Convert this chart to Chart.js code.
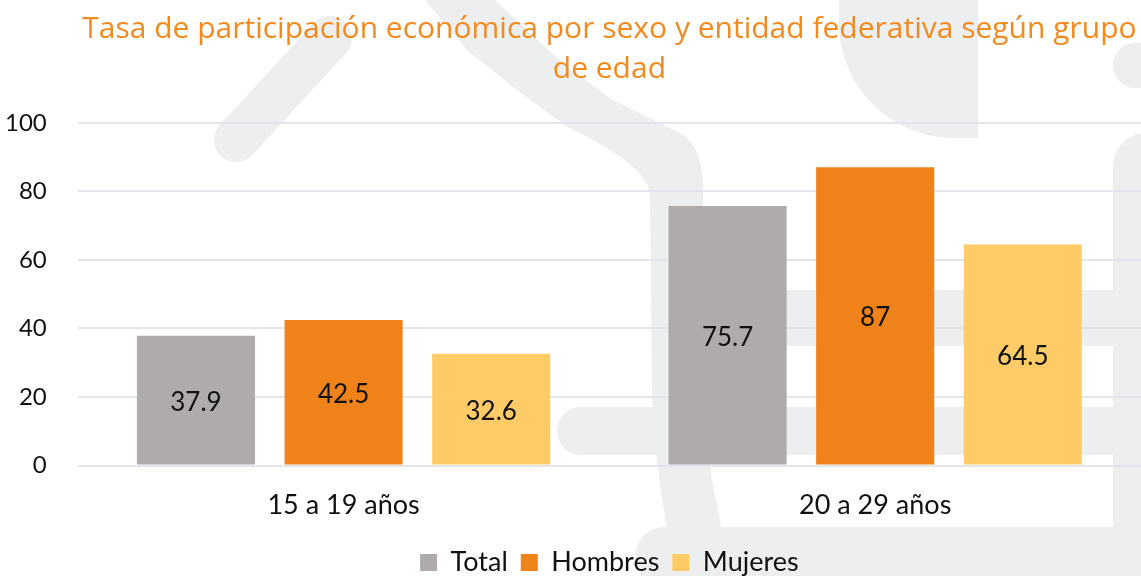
<!DOCTYPE html>
<html>
<head>
<meta charset="utf-8">
<script src="https://cdn.jsdelivr.net/npm/chart.js@4"></script>
<style>
  html, body { margin:0; padding:0; background:#fff; }
  #wrap { width:1141px; height:576px; position:relative; }
</style>
</head>
<body>
<div id="wrap"><canvas id="chart"></canvas></div>
<script>
// ---------------------------
// Data
// ---------------------------
const titleLines = ['Tasa de participación económica por sexo y entidad federativa según grupo', 'de edad'];
const categories = ['15 a 19 años', '20 a 29 años'];
const seriesNames = ['Total', 'Hombres', 'Mujeres'];
const totalValues = [37.9, 75.7];
const hombresValues = [42.5, 87];
const mujeresValues = [32.6, 64.5];
const yTicks = [0, 20, 40, 60, 80, 100];

const seriesColors = ['#afabaa', '#f0821a', '#ffcb66'];
const FONT = 'Lato, "Open Sans", sans-serif';
const TITLE_FONT = '"Open Sans", Lato, sans-serif';

// ---------------------------
// Background watermark (light logo shapes)
// ---------------------------
const watermark = {
  id:'watermark',
  beforeDraw(chart){
    const c = chart.ctx;
    c.save();
    c.fillStyle = '#eceef0'; c.strokeStyle = '#eceef0';
    c.lineCap = 'round'; c.lineJoin = 'round';
    // short diagonal stroke
    c.lineWidth = 44;
    c.beginPath(); c.moveTo(236,140); c.lineTo(330,38); c.stroke();
    // long diagonal band turning downwards
    c.beginPath();
    c.moveTo(425,0); c.lineTo(467,50); c.lineTo(513,87); c.lineTo(567,127);
    c.quadraticCurveTo(648,165,650,195); c.lineTo(652,400); c.quadraticCurveTo(656,480,676,576);
    c.lineTo(728,576); c.lineTo(720,520); c.quadraticCurveTo(704,450,703,380);
    c.lineTo(703,185); c.quadraticCurveTo(702,145,680,133);
    c.lineTo(613,100); c.lineTo(567,67); c.lineTo(530,33); c.lineTo(495,0);
    c.closePath(); c.fill();
    // U shape at the top
    c.beginPath(); c.roundRect(839,-10,139,148,[0,0,0,115]); c.fill();
    // right side blob and column
    c.beginPath(); c.roundRect(1113,43,60,45,[22,0,0,22]); c.fill();
    c.beginPath(); c.roundRect(1113,133,60,460,[33,0,0,0]); c.fill();
    // horizontal bands
    c.beginPath(); c.rect(700,290,450,56); c.fill();
    c.beginPath(); c.roundRect(557,407,600,48,[24,0,0,24]); c.fill();
    c.beginPath(); c.roundRect(635,527,520,60,[30,0,0,30]); c.fill();
    c.restore();
  }
};

// ---------------------------
// Value labels centred in bars
// ---------------------------
const barLabels = {
  id:'barLabels',
  afterDatasetsDraw(chart){
    const c = chart.ctx;
    c.save();
    c.font = '26px ' + FONT;
    c.fillStyle = '#111';
    c.textAlign = 'center'; c.textBaseline = 'middle';
    chart.data.datasets.forEach((ds, i)=>{
      chart.getDatasetMeta(i).data.forEach((bar, j)=>{
        c.fillText(String(ds.data[j]), bar.x, (bar.y + bar.base)/2 + 2);
      });
    });
    c.restore();
  }
};

new Chart(document.getElementById('chart'), {
  type:'bar',
  data:{
    labels:categories,
    datasets:[
      { label:seriesNames[0], data:totalValues, backgroundColor:seriesColors[0] },
      { label:seriesNames[1], data:hombresValues, backgroundColor:seriesColors[1] },
      { label:seriesNames[2], data:mujeresValues, backgroundColor:seriesColors[2] }
    ].map(d=>Object.assign(d, { barPercentage:0.8, categoryPercentage:0.833 }))
  },
  options:{
    responsive:true, maintainAspectRatio:false, animation:false, devicePixelRatio:1,
    layout:{ padding:{ left:-26, right:0, top:0, bottom:-10 } },
    plugins:{
      title:{
        display:true, text:titleLines, color:'#f28a1e', fullSize:false,
        font:{ family:TITLE_FONT, size:30, weight:'normal', lineHeight:1.33 },
        padding:{ top:10, bottom:33 }
      },
      legend:{
        position:'bottom', fullSize:false,
        labels:{ boxWidth:17, boxHeight:17, padding:13, color:'#111', font:{ family:FONT, size:27 } }
      },
      tooltip:{ enabled:false }
    },
    scales:{
      x:{
        grid:{ display:false }, border:{ display:false },
        ticks:{ color:'#111', font:{ family:FONT, size:27 }, padding:15 }
      },
      y:{
        min:yTicks[0], max:yTicks[yTicks.length-1],
        afterBuildTicks(axis){ axis.ticks = yTicks.map(v=>({ value:v })); },
        grid:{ color:'#e2e6ec', lineWidth:2, drawTicks:false }, border:{ display:false },
        ticks:{ color:'#111', font:{ family:FONT, size:24 }, padding:31 }
      }
    }
  },
  plugins:[watermark, barLabels]
});
</script>
</body>
</html>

____________________

* **JOB**
Print the full listing exactly, dropping the pictures.

* **RESPONSE TO THIS TASK**
Convert this chart to Chart.js code.
<!DOCTYPE html>
<html>
<head>
<meta charset="utf-8">
<script src="https://cdn.jsdelivr.net/npm/chart.js@4"></script>
<style>
  html, body { margin:0; padding:0; background:#fff; }
  #wrap { width:1141px; height:576px; position:relative; }
</style>
</head>
<body>
<div id="wrap"><canvas id="chart"></canvas></div>
<script>
// ---------------------------
// Data
// ---------------------------
const titleLines = ['Tasa de participación económica por sexo y entidad federativa según grupo', 'de edad'];
const categories = ['15 a 19 años', '20 a 29 años'];
const seriesNames = ['Total', 'Hombres', 'Mujeres'];
const totalValues = [37.9, 75.7];
const hombresValues = [42.5, 87];
const mujeresValues = [32.6, 64.5];
const yTicks = [0, 20, 40, 60, 80, 100];

const seriesColors = ['#afabaa', '#f0821a', '#ffcb66'];
const FONT = 'Lato, "Open Sans", sans-serif';
const TITLE_FONT = '"Open Sans", Lato, sans-serif';

// ---------------------------
// Background watermark (light logo shapes)
// ---------------------------
const watermark = {
  id:'watermark',
  beforeDraw(chart){
    const c = chart.ctx;
    c.save();
    c.fillStyle = '#eceef0'; c.strokeStyle = '#eceef0';
    c.lineCap = 'round'; c.lineJoin = 'round';
    // short diagonal stroke
    c.lineWidth = 44;
    c.beginPath(); c.moveTo(236,140); c.lineTo(330,38); c.stroke();
    // long diagonal band turning downwards
    c.beginPath();
    c.moveTo(425,0); c.lineTo(467,50); c.lineTo(513,87); c.lineTo(567,127);
    c.quadraticCurveTo(648,165,650,195); c.lineTo(652,400); c.quadraticCurveTo(656,480,676,576);
    c.lineTo(728,576); c.lineTo(720,520); c.quadraticCurveTo(704,450,703,380);
    c.lineTo(703,185); c.quadraticCurveTo(702,145,680,133);
    c.lineTo(613,100); c.lineTo(567,67); c.lineTo(530,33); c.lineTo(495,0);
    c.closePath(); c.fill();
    // U shape at the top
    c.beginPath(); c.roundRect(839,-10,139,148,[0,0,0,115]); c.fill();
    // right side blob and column
    c.beginPath(); c.roundRect(1113,43,60,45,[22,0,0,22]); c.fill();
    c.beginPath(); c.roundRect(1113,133,60,460,[33,0,0,0]); c.fill();
    // horizontal bands
    c.beginPath(); c.rect(700,290,450,56); c.fill();
    c.beginPath(); c.roundRect(557,407,600,48,[24,0,0,24]); c.fill();
    c.beginPath(); c.roundRect(635,527,520,60,[30,0,0,30]); c.fill();
    c.restore();
  }
};

// ---------------------------
// Value labels centred in bars
// ---------------------------
const barLabels = {
  id:'barLabels',
  afterDatasetsDraw(chart){
    const c = chart.ctx;
    c.save();
    c.font = '26px ' + FONT;
    c.fillStyle = '#111';
    c.textAlign = 'center'; c.textBaseline = 'middle';
    chart.data.datasets.forEach((ds, i)=>{
      chart.getDatasetMeta(i).data.forEach((bar, j)=>{
        c.fillText(String(ds.data[j]), bar.x, (bar.y + bar.base)/2 + 2);
      });
    });
    c.restore();
  }
};

new Chart(document.getElementById('chart'), {
  type:'bar',
  data:{
    labels:categories,
    datasets:[
      { label:seriesNames[0], data:totalValues, backgroundColor:seriesColors[0] },
      { label:seriesNames[1], data:hombresValues, backgroundColor:seriesColors[1] },
      { label:seriesNames[2], data:mujeresValues, backgroundColor:seriesColors[2] }
    ].map(d=>Object.assign(d, { barPercentage:0.8, categoryPercentage:0.833 }))
  },
  options:{
    responsive:true, maintainAspectRatio:false, animation:false, devicePixelRatio:1,
    layout:{ padding:{ left:-26, right:0, top:0, bottom:-10 } },
    plugins:{
      title:{
        display:true, text:titleLines, color:'#f28a1e', fullSize:false,
        font:{ family:TITLE_FONT, size:30, weight:'normal', lineHeight:1.33 },
        padding:{ top:10, bottom:33 }
      },
      legend:{
        position:'bottom', fullSize:false,
        labels:{ boxWidth:17, boxHeight:17, padding:13, color:'#111', font:{ family:FONT, size:27 } }
      },
      tooltip:{ enabled:false }
    },
    scales:{
      x:{
        grid:{ display:false }, border:{ display:false },
        ticks:{ color:'#111', font:{ family:FONT, size:27 }, padding:15 }
      },
      y:{
        min:yTicks[0], max:yTicks[yTicks.length-1],
        afterBuildTicks(axis){ axis.ticks = yTicks.map(v=>({ value:v })); },
        grid:{ color:'#e2e6ec', lineWidth:2, drawTicks:false }, border:{ display:false },
        ticks:{ color:'#111', font:{ family:FONT, size:24 }, padding:31 }
      }
    }
  },
  plugins:[watermark, barLabels]
});
</script>
</body>
</html>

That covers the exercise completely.